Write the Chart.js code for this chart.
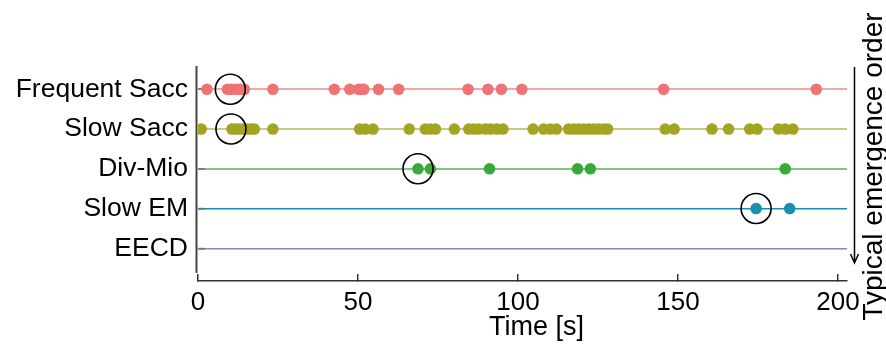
<!DOCTYPE html>
<html>
<head>
<meta charset="utf-8">
<script src="https://cdn.jsdelivr.net/npm/chart.js@4"></script>
<style>
  html, body { margin: 0; padding: 0; background: #fff; }
  canvas { display: block; }
</style>
</head>
<body>
<canvas id="emergenceChart" width="886" height="349"></canvas>
<script>
// rows, top to bottom
const categories = ['Frequent Sacc', 'Slow Sacc', 'Div-Mio', 'Slow EM', 'EECD'];

// event times [s] for each row
const frequentSaccTimes = [2.8, 9.2, 10.4, 12.0, 13.2, 14.5, 23.4, 42.6, 47.4, 50.2, 51.1, 51.8, 56.4, 62.7,
    84.4, 90.6, 94.8, 101.2, 145.5, 193.2];
const slowSaccTimes = [1.0, 10.6, 11.7, 12.9, 14.2, 15.4, 16.7, 17.6, 23.4, 50.5, 52.3, 54.7, 66.0, 71.0, 72.6,
    74.2, 80.1, 84.6, 86.1, 87.7, 89.8, 91.4, 93.4, 95.3, 104.7, 108.0, 110.1, 112.0, 115.8, 117.4, 119.0,
    120.5, 122.1, 123.7, 125.2, 126.8, 128.0, 146.0, 148.8, 160.6, 165.8, 172.4, 174.7, 181.4, 183.5, 185.9];
const divMioTimes = [68.75, 72.6, 91.1, 118.6, 122.6, 183.5];
const slowEmTimes = [174.4, 184.9];
const eecdTimes = [];

// first event of each type gets a ring
const circledRows = ['Frequent Sacc', 'Slow Sacc', 'Div-Mio', 'Slow EM'];
const circledTimes = [10.1, 10.3, 68.75, 174.4];

const xTicks = [0, 50, 100, 150, 200];

const dotColors = ['#ef7373', '#a3a41f', '#37aa37', '#1890ae', '#7f86cc'];
const lineColors = ['#f4a7a7', '#c8c887', '#80c680', '#1890ae', '#7f86cc'];
const lineWidths = [2, 2, 2, 1.5, 1.5];

const FONT = '"Liberation Sans", Arial, sans-serif';

// row value on the y scale (top row = highest value)
function rowValue(name) {
    return categories.length - 1 - categories.indexOf(name);
}

const allTimes = [frequentSaccTimes, slowSaccTimes, divMioTimes, slowEmTimes, eecdTimes];

const datasets = categories.map((name, i) => ({
    label: name,
    data: allTimes[i].map(t => ({ x: t, y: rowValue(name) })),
    pointRadius: 5.8,
    pointBackgroundColor: dotColors[i],
    pointBorderWidth: 0,
    showLine: false,
    order: 1
}));

datasets.push({
    label: 'first',
    data: circledTimes.map((t, i) => ({ x: t, y: rowValue(circledRows[i]) })),
    pointRadius: 15,
    pointBackgroundColor: 'rgba(0,0,0,0)',
    pointBorderColor: '#000',
    pointBorderWidth: 1.6,
    showLine: false,
    clip: false,
    order: 0
});

// y axis line (stops short of the x axis), x title, and the emergence order note
const frameAndNote = {
    id: 'frameAndNote',
    afterDraw(chart) {
        const { ctx, chartArea } = chart;
        ctx.save();
        ctx.strokeStyle = '#444';
        ctx.lineWidth = 2;
        ctx.beginPath();
        ctx.moveTo(chartArea.left - 1.5, chartArea.top);
        ctx.lineTo(chartArea.left - 1.5, chartArea.bottom - 8);
        ctx.stroke();

        // x axis title, sits a bit right of centre in the original
        ctx.fillStyle = '#000';
        ctx.font = '27px ' + FONT;
        ctx.textAlign = 'center';
        ctx.textBaseline = 'alphabetic';
        ctx.fillText('Time [s]', (chartArea.left + chartArea.right) / 2 + 14, chartArea.bottom + 53.5);

        // arrow
        const ax = chartArea.right + 7.5;
        const top = chartArea.top + 1;
        const bottom = chartArea.bottom - 18;
        ctx.strokeStyle = '#000';
        ctx.lineWidth = 1.5;
        ctx.beginPath();
        ctx.moveTo(ax, top);
        ctx.lineTo(ax, bottom);
        ctx.moveTo(ax - 4, bottom - 9);
        ctx.lineTo(ax, bottom);
        ctx.lineTo(ax + 4, bottom - 9);
        ctx.stroke();

        // rotated text
        ctx.translate(882, 166.5);
        ctx.rotate(-Math.PI / 2);
        ctx.font = '28px ' + FONT;
        ctx.fillText('Typical emergence order', 0, 0);
        ctx.restore();
    }
};

const ctx = document.getElementById('emergenceChart').getContext('2d');
new Chart(ctx, {
    type: 'scatter',
    data: { datasets: datasets },
    options: {
        responsive: false,
        animation: false,
        layout: { padding: { top: 66, right: 39, left: 0, bottom: 0 } },
        plugins: {
            legend: { display: false },
            tooltip: { enabled: false }
        },
        scales: {
            x: {
                type: 'linear',
                position: 'bottom',
                min: 0,
                max: 202.8,
                afterBuildTicks: scale => { scale.ticks = xTicks.map(v => ({ value: v })); },
                afterFit: scale => { scale.height = 68; },
                border: { display: true, color: '#333', width: 1.5 },
                grid: {
                    drawOnChartArea: false,
                    drawTicks: true,
                    tickLength: -7,
                    color: '#333',
                    lineWidth: 1.5
                },
                ticks: {
                    padding: 13.5,
                    color: '#000',
                    font: { family: FONT, size: 26 }
                }
            },
            y: {
                type: 'linear',
                min: -0.823,
                max: 4.586,
                afterBuildTicks: scale => { scale.ticks = categories.map((_, i) => ({ value: i })); },
                afterFit: scale => { scale.width = 198; },
                border: { display: false },
                grid: {
                    color: c => lineColors[categories.length - 1 - c.tick.value],
                    lineWidth: c => lineWidths[categories.length - 1 - c.tick.value],
                    drawTicks: true,
                    tickLength: -7,
                    tickColor: 'rgba(110,110,110,0.75)',
                    tickWidth: 2
                },
                ticks: {
                    padding: 17,
                    color: '#000',
                    font: { family: FONT, size: 26.5 },
                    callback: value => categories[categories.length - 1 - value]
                }
            }
        }
    },
    plugins: [frameAndNote]
});
</script>
</body>
</html>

----

Repeat the material above in full and exactly, omitting the pictures.

Expected answer:
Write the Chart.js code for this chart.
<!DOCTYPE html>
<html>
<head>
<meta charset="utf-8">
<script src="https://cdn.jsdelivr.net/npm/chart.js@4"></script>
<style>
  html, body { margin: 0; padding: 0; background: #fff; }
  canvas { display: block; }
</style>
</head>
<body>
<canvas id="emergenceChart" width="886" height="349"></canvas>
<script>
// rows, top to bottom
const categories = ['Frequent Sacc', 'Slow Sacc', 'Div-Mio', 'Slow EM', 'EECD'];

// event times [s] for each row
const frequentSaccTimes = [2.8, 9.2, 10.4, 12.0, 13.2, 14.5, 23.4, 42.6, 47.4, 50.2, 51.1, 51.8, 56.4, 62.7,
    84.4, 90.6, 94.8, 101.2, 145.5, 193.2];
const slowSaccTimes = [1.0, 10.6, 11.7, 12.9, 14.2, 15.4, 16.7, 17.6, 23.4, 50.5, 52.3, 54.7, 66.0, 71.0, 72.6,
    74.2, 80.1, 84.6, 86.1, 87.7, 89.8, 91.4, 93.4, 95.3, 104.7, 108.0, 110.1, 112.0, 115.8, 117.4, 119.0,
    120.5, 122.1, 123.7, 125.2, 126.8, 128.0, 146.0, 148.8, 160.6, 165.8, 172.4, 174.7, 181.4, 183.5, 185.9];
const divMioTimes = [68.75, 72.6, 91.1, 118.6, 122.6, 183.5];
const slowEmTimes = [174.4, 184.9];
const eecdTimes = [];

// first event of each type gets a ring
const circledRows = ['Frequent Sacc', 'Slow Sacc', 'Div-Mio', 'Slow EM'];
const circledTimes = [10.1, 10.3, 68.75, 174.4];

const xTicks = [0, 50, 100, 150, 200];

const dotColors = ['#ef7373', '#a3a41f', '#37aa37', '#1890ae', '#7f86cc'];
const lineColors = ['#f4a7a7', '#c8c887', '#80c680', '#1890ae', '#7f86cc'];
const lineWidths = [2, 2, 2, 1.5, 1.5];

const FONT = '"Liberation Sans", Arial, sans-serif';

// row value on the y scale (top row = highest value)
function rowValue(name) {
    return categories.length - 1 - categories.indexOf(name);
}

const allTimes = [frequentSaccTimes, slowSaccTimes, divMioTimes, slowEmTimes, eecdTimes];

const datasets = categories.map((name, i) => ({
    label: name,
    data: allTimes[i].map(t => ({ x: t, y: rowValue(name) })),
    pointRadius: 5.8,
    pointBackgroundColor: dotColors[i],
    pointBorderWidth: 0,
    showLine: false,
    order: 1
}));

datasets.push({
    label: 'first',
    data: circledTimes.map((t, i) => ({ x: t, y: rowValue(circledRows[i]) })),
    pointRadius: 15,
    pointBackgroundColor: 'rgba(0,0,0,0)',
    pointBorderColor: '#000',
    pointBorderWidth: 1.6,
    showLine: false,
    clip: false,
    order: 0
});

// y axis line (stops short of the x axis), x title, and the emergence order note
const frameAndNote = {
    id: 'frameAndNote',
    afterDraw(chart) {
        const { ctx, chartArea } = chart;
        ctx.save();
        ctx.strokeStyle = '#444';
        ctx.lineWidth = 2;
        ctx.beginPath();
        ctx.moveTo(chartArea.left - 1.5, chartArea.top);
        ctx.lineTo(chartArea.left - 1.5, chartArea.bottom - 8);
        ctx.stroke();

        // x axis title, sits a bit right of centre in the original
        ctx.fillStyle = '#000';
        ctx.font = '27px ' + FONT;
        ctx.textAlign = 'center';
        ctx.textBaseline = 'alphabetic';
        ctx.fillText('Time [s]', (chartArea.left + chartArea.right) / 2 + 14, chartArea.bottom + 53.5);

        // arrow
        const ax = chartArea.right + 7.5;
        const top = chartArea.top + 1;
        const bottom = chartArea.bottom - 18;
        ctx.strokeStyle = '#000';
        ctx.lineWidth = 1.5;
        ctx.beginPath();
        ctx.moveTo(ax, top);
        ctx.lineTo(ax, bottom);
        ctx.moveTo(ax - 4, bottom - 9);
        ctx.lineTo(ax, bottom);
        ctx.lineTo(ax + 4, bottom - 9);
        ctx.stroke();

        // rotated text
        ctx.translate(882, 166.5);
        ctx.rotate(-Math.PI / 2);
        ctx.font = '28px ' + FONT;
        ctx.fillText('Typical emergence order', 0, 0);
        ctx.restore();
    }
};

const ctx = document.getElementById('emergenceChart').getContext('2d');
new Chart(ctx, {
    type: 'scatter',
    data: { datasets: datasets },
    options: {
        responsive: false,
        animation: false,
        layout: { padding: { top: 66, right: 39, left: 0, bottom: 0 } },
        plugins: {
            legend: { display: false },
            tooltip: { enabled: false }
        },
        scales: {
            x: {
                type: 'linear',
                position: 'bottom',
                min: 0,
                max: 202.8,
                afterBuildTicks: scale => { scale.ticks = xTicks.map(v => ({ value: v })); },
                afterFit: scale => { scale.height = 68; },
                border: { display: true, color: '#333', width: 1.5 },
                grid: {
                    drawOnChartArea: false,
                    drawTicks: true,
                    tickLength: -7,
                    color: '#333',
                    lineWidth: 1.5
                },
                ticks: {
                    padding: 13.5,
                    color: '#000',
                    font: { family: FONT, size: 26 }
                }
            },
            y: {
                type: 'linear',
                min: -0.823,
                max: 4.586,
                afterBuildTicks: scale => { scale.ticks = categories.map((_, i) => ({ value: i })); },
                afterFit: scale => { scale.width = 198; },
                border: { display: false },
                grid: {
                    color: c => lineColors[categories.length - 1 - c.tick.value],
                    lineWidth: c => lineWidths[categories.length - 1 - c.tick.value],
                    drawTicks: true,
                    tickLength: -7,
                    tickColor: 'rgba(110,110,110,0.75)',
                    tickWidth: 2
                },
                ticks: {
                    padding: 17,
                    color: '#000',
                    font: { family: FONT, size: 26.5 },
                    callback: value => categories[categories.length - 1 - value]
                }
            }
        }
    },
    plugins: [frameAndNote]
});
</script>
</body>
</html>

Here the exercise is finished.